Exercise brief:
Produce nothing but an exact copy of the lines from the one containing "Recreate this image" through the one containing "import * as", and do not carry over pictures.

** Start of The data **

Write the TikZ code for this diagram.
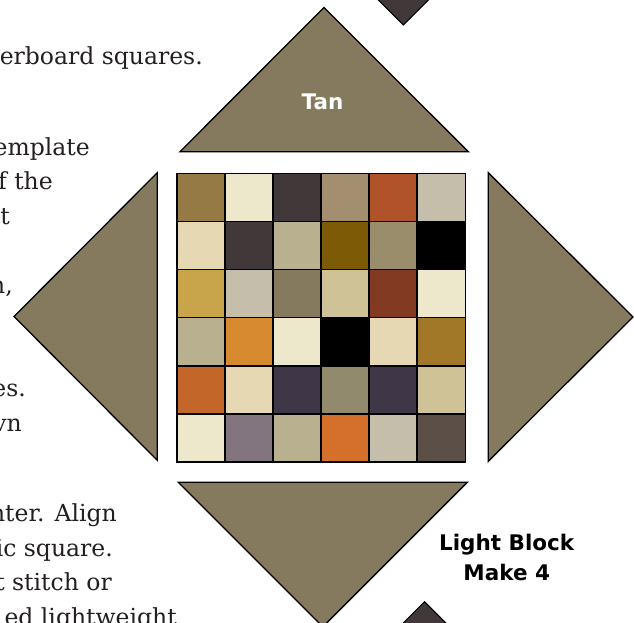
\documentclass[tikz,border=0pt]{standalone}
\usepackage{fontspec}
\setmainfont{DejaVu Serif}
\newfontfamily\labelfont{DejaVu Sans}
\usetikzlibrary{positioning}

% fabric colours
\definecolor{tanfill}{HTML}{857A5E}
\definecolor{darkfab}{HTML}{41383A}
\definecolor{bodytext}{HTML}{231F20}

\begin{document}
\begin{tikzpicture}[
        x=1pt, y=-1pt,
        tri/.style={fill=tanfill, draw=black, line width=1.3pt, line join=miter},
        corner/.style={fill=darkfab, draw=black, line width=1pt},
        cell/.style={draw=black, line width=1.6pt, minimum size=48.1pt, inner sep=0pt},
        para/.style={anchor=base east, inner sep=0pt, text=bodytext, font=\fontsize{23.5}{28}\selectfont},
        lbl/.style={anchor=base, inner sep=0pt, font=\labelfont\bfseries\fontsize{21.5}{26}\selectfont}
    ]
    \useasboundingbox (0,0) rectangle (634,623);
    \clip (0,0) rectangle (634,623);

    % Body text (cut at the left edge)
    \node[para] (t1) at (203,65) {erboard squares.};
    \node[para] (t2) at (90,155) {emplate};
    \node[para] (t3) at (53,189.5) {f the};
    \node[para] (t4) at (10,224) {t};
    \node[para] (t5) at (13,293) {n,};
    \node[para] (t6) at (26,396.5) {es.};
    \node[para] (t7) at (22,431) {vn};
    \node[para] (t8) at (117,521.5) {nter. Align};
    \node[para] (t9) at (113,556) {ic square.};
    \node[para] (t10) at (112,590.5) {t stitch or};
    \node[para] (t11) at (177,625) {ed lightweight};

    % Dark corner squares
    \draw[corner] (403.3,-35) -- (433.3,-5) -- (403.3,25) -- (373.3,-5) -- cycle;
    \draw[corner] (424.5,601.7) -- (454.5,631.7) -- (424.5,661.7) -- (394.5,631.7) -- cycle;

    % Tan triangles
    \draw[tri] (180,151.7) -- (468.3,151.7) -- (324,7.5) -- cycle;
    \draw[tri] (157.3,172.7) -- (157.3,460.3) -- (14,316.5) -- cycle;
    \draw[tri] (488.3,172.7) -- (488.3,461.3) -- (633,317) -- cycle;
    \draw[tri] (178.3,482.3) -- (467.3,482.3) -- (322.8,626.8) -- cycle;

    % Checkerboard, row by row
    \foreach \colours [count=\r from 0] in {
            {957A45,EDE7CC,41383A,A38F6F,B0532B,C4BEAB},
            {E6D8B2,41383A,B8B08E,7D5A06,9A8D6C,000000},
            {C8A44B,C4BEAB,857A5E,CFC296,833A22,EDE7CC},
            {B8B08E,D78A30,EDE7CC,000000,E6D8B2,A07828},
            {C3662A,E6D8B2,3F3748,918A6D,3F3748,CFC296},
            {EDE7CC,827580,B8B08E,D56F2C,C4BEAB,5C4F47}} {
        \foreach \hex [count=\c from 0] in \colours {
            \definecolor{cellfill}{HTML}{\hex}
            \node[cell, fill=cellfill] (c\r\c) at (200.75+48.1*\c, 197.35+48.1*\r) {};
        }
    }

    % Labels
    \node[lbl, text=white] (tan) at (322.5,109.3) {Tan};
    \node[lbl, text=black] (light) at (506.7,550.7) {Light Block};
    \node[lbl, text=black] (make) at ([yshift=-29.3pt]light.base) {Make 4};

\end{tikzpicture}
\end{document}
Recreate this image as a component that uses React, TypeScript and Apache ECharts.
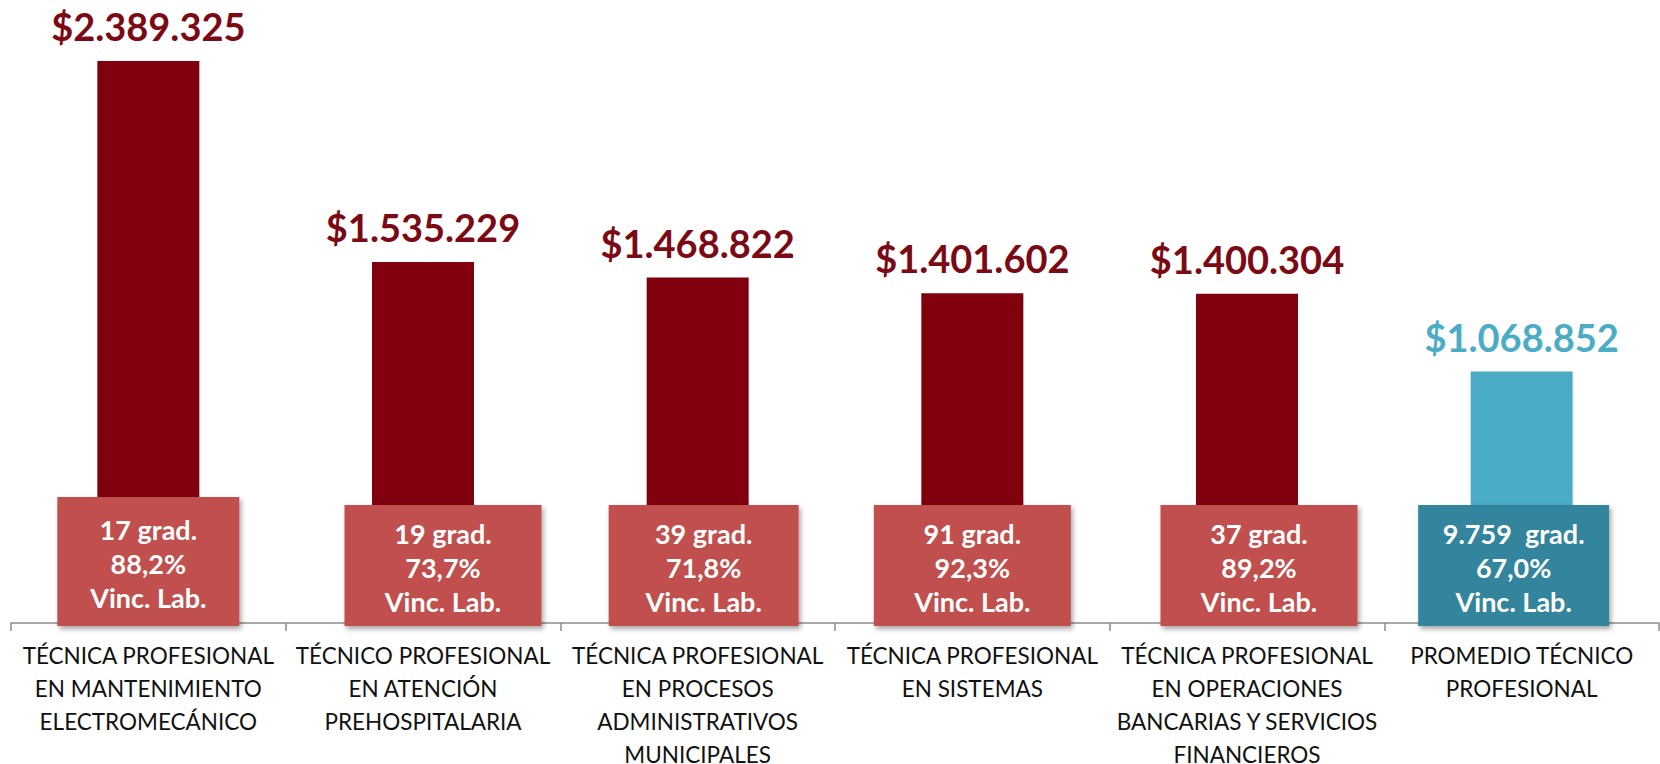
import React, { useEffect, useRef } from "react";
import * as echarts from "echarts";

const categories = [
  "TÉCNICA PROFESIONAL\nEN MANTENIMIENTO\nELECTROMECÁNICO",
  "TÉCNICO PROFESIONAL\nEN ATENCIÓN\nPREHOSPITALARIA",
  "TÉCNICA PROFESIONAL\nEN PROCESOS\nADMINISTRATIVOS\nMUNICIPALES",
  "TÉCNICA PROFESIONAL\nEN SISTEMAS",
  "TÉCNICA PROFESIONAL\nEN OPERACIONES\nBANCARIAS Y SERVICIOS\nFINANCIEROS",
  "PROMEDIO TÉCNICO\nPROFESIONAL",
];
const salaries = [2389325, 1535229, 1468822, 1401602, 1400304, 1068852];
const graduates = ["17", "19", "39", "91", "37", "9.759 "];
const employment = ["88,2%", "73,7%", "71,8%", "92,3%", "89,2%", "67,0%"];
const isAverage = [false, false, false, false, false, true];

// layout constants (pixels) for the annotation boxes
const boxShift = [0, 20, 6, 0, 12, -8];
const boxWidth = [182, 197, 190, 197, 197, 191];
const boxExtra = [8, 0, 0, 0, 0, 0];

const BAR_RED = "#80000E";
const LABEL_RED = "#7B0A14";
const BAR_BLUE = "#4BACC6";
const BOX_RED = "#C0504D";
const BOX_TEAL = "#31859C";

const fmt = (n: number) =>
  "$" + String(n).replace(/\B(?=(\d{3})+(?!\d))/g, ".");

export default function App() {
  const ref = useRef<HTMLDivElement>(null);

  useEffect(() => {
    document.body.style.margin = "0";
    if (!ref.current) return;
    const chart = echarts.init(ref.current, undefined, { renderer: "svg" });
    chart.setOption({
      animation: false,
      backgroundColor: "#ffffff",
      grid: {
        left: 11,
        right: 1,
        top: 61,
        bottom: 141,
        containLabel: false,
        outerBoundsMode: "none",
      },
      xAxis: {
        type: "category",
        data: categories,
        axisLine: { show: true, lineStyle: { color: "#8C8C8C", width: 1.5 } },
        axisTick: {
          show: true,
          alignWithLabel: false,
          length: 8,
          lineStyle: { color: "#8C8C8C", width: 1.5 },
        },
        axisLabel: {
          interval: 0,
          margin: 16,
          color: "#111111",
          fontFamily: "Lato",
          fontSize: 22.5,
          lineHeight: 33,
        },
      },
      yAxis: {
        type: "value",
        min: 0,
        max: 2389325,
        show: false,
        splitLine: { show: false },
      },
      series: [
        {
          type: "bar",
          barWidth: 102,
          z: 2,
          data: salaries.map((v, i) => ({
            value: v,
            itemStyle: { color: isAverage[i] ? BAR_BLUE : BAR_RED },
            label: { color: isAverage[i] ? BAR_BLUE : LABEL_RED },
          })),
          label: {
            show: true,
            position: "top",
            distance: 13,
            formatter: (p: any) => fmt(p.value),
            fontFamily: "Lato",
            fontWeight: "bold",
            fontSize: 38,
            lineHeight: 44,
          },
        },
        {
          type: "custom",
          z: 5,
          coordinateSystem: "cartesian2d",
          encode: { x: 0, y: 1 },
          data: categories.map((_, i) => [i, 0]),
          renderItem: (params: any, api: any) => {
            const idx = params.dataIndex;
            const p = api.coord([api.value(0), 0]);
            const cx = p[0] + boxShift[idx];
            const bottom = p[1] + 3;
            const w = boxWidth[idx];
            const h = 121 + boxExtra[idx];
            return {
              type: "group",
              children: [
                {
                  type: "rect",
                  shape: { x: cx - w / 2, y: bottom - h, width: w, height: h },
                  style: {
                    fill: isAverage[idx] ? BOX_TEAL : BOX_RED,
                    shadowBlur: 5,
                    shadowOffsetX: 2,
                    shadowOffsetY: 3,
                    shadowColor: "rgba(0,0,0,0.35)",
                  },
                },
                {
                  type: "text",
                  x: cx,
                  y: bottom - h / 2 + 2,
                  style: {
                    text: `${graduates[idx]} grad.\n${employment[idx]}\nVinc. Lab.`,
                    fill: "#ffffff",
                    fontFamily: "Lato",
                    fontWeight: "bold",
                    fontSize: 27,
                    lineHeight: 34,
                    align: "center",
                    verticalAlign: "middle",
                  },
                },
              ],
            };
          },
        },
      ],
    });
    return () => chart.dispose();
  }, []);

  return <div ref={ref} style={{ width: 1660, height: 764 }} />;
}
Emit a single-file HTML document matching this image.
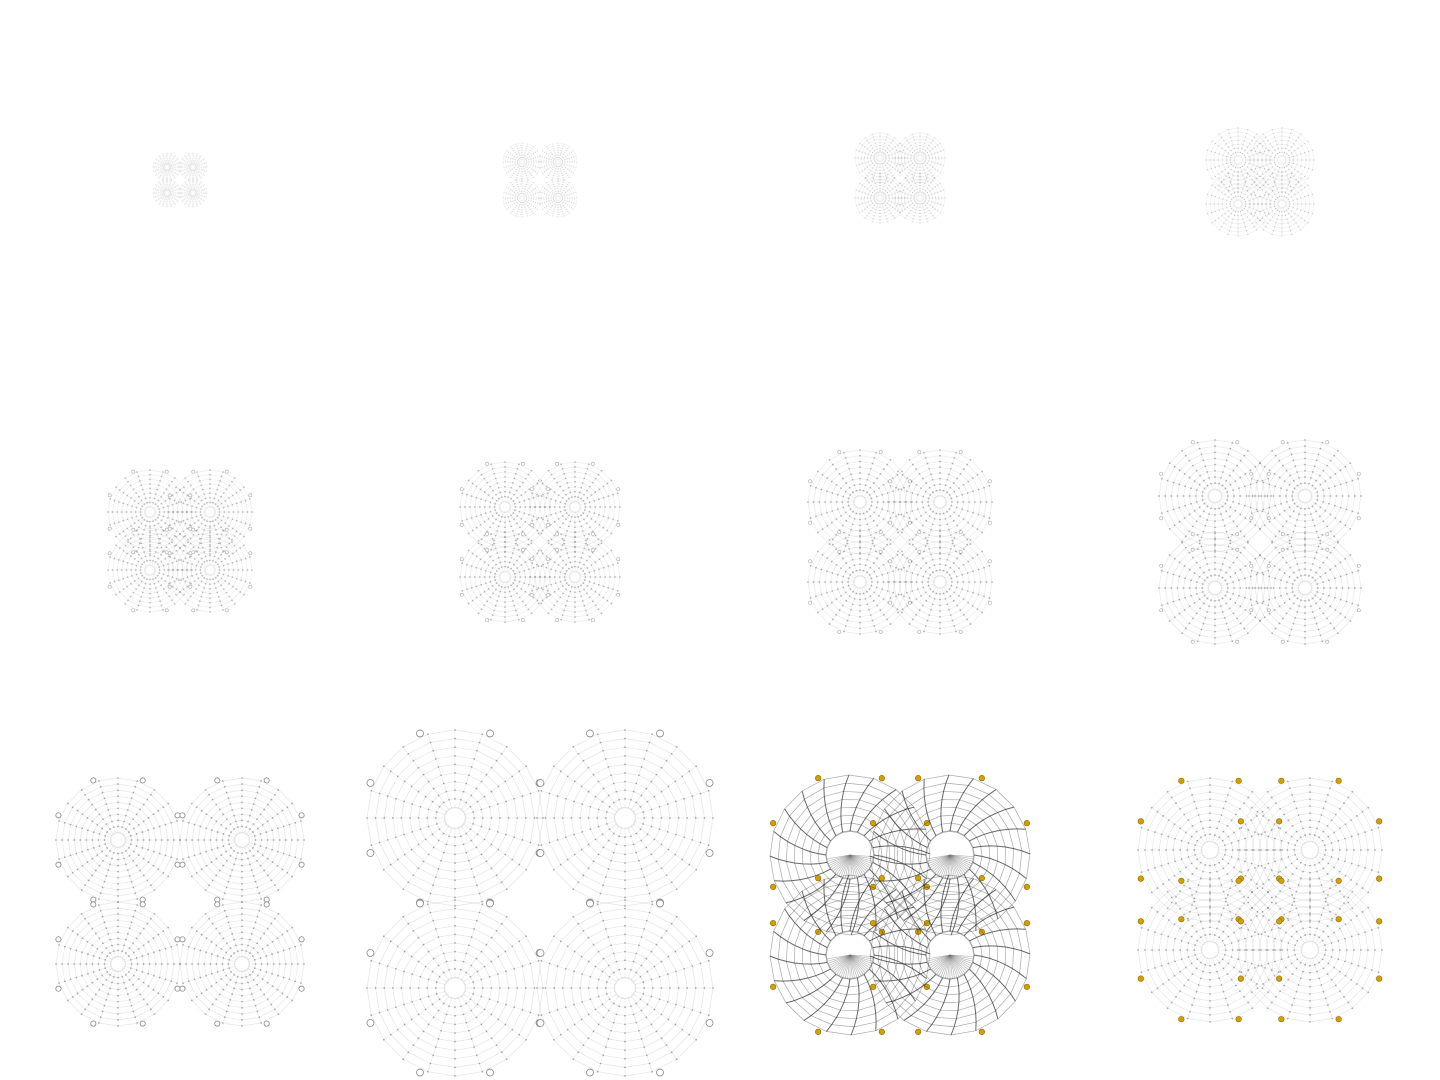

** End of The data **

Output for this task:
Recreate this image as a component that uses React, TypeScript and Apache ECharts.
import React, { useEffect, useRef } from "react";
import * as echarts from "echarts";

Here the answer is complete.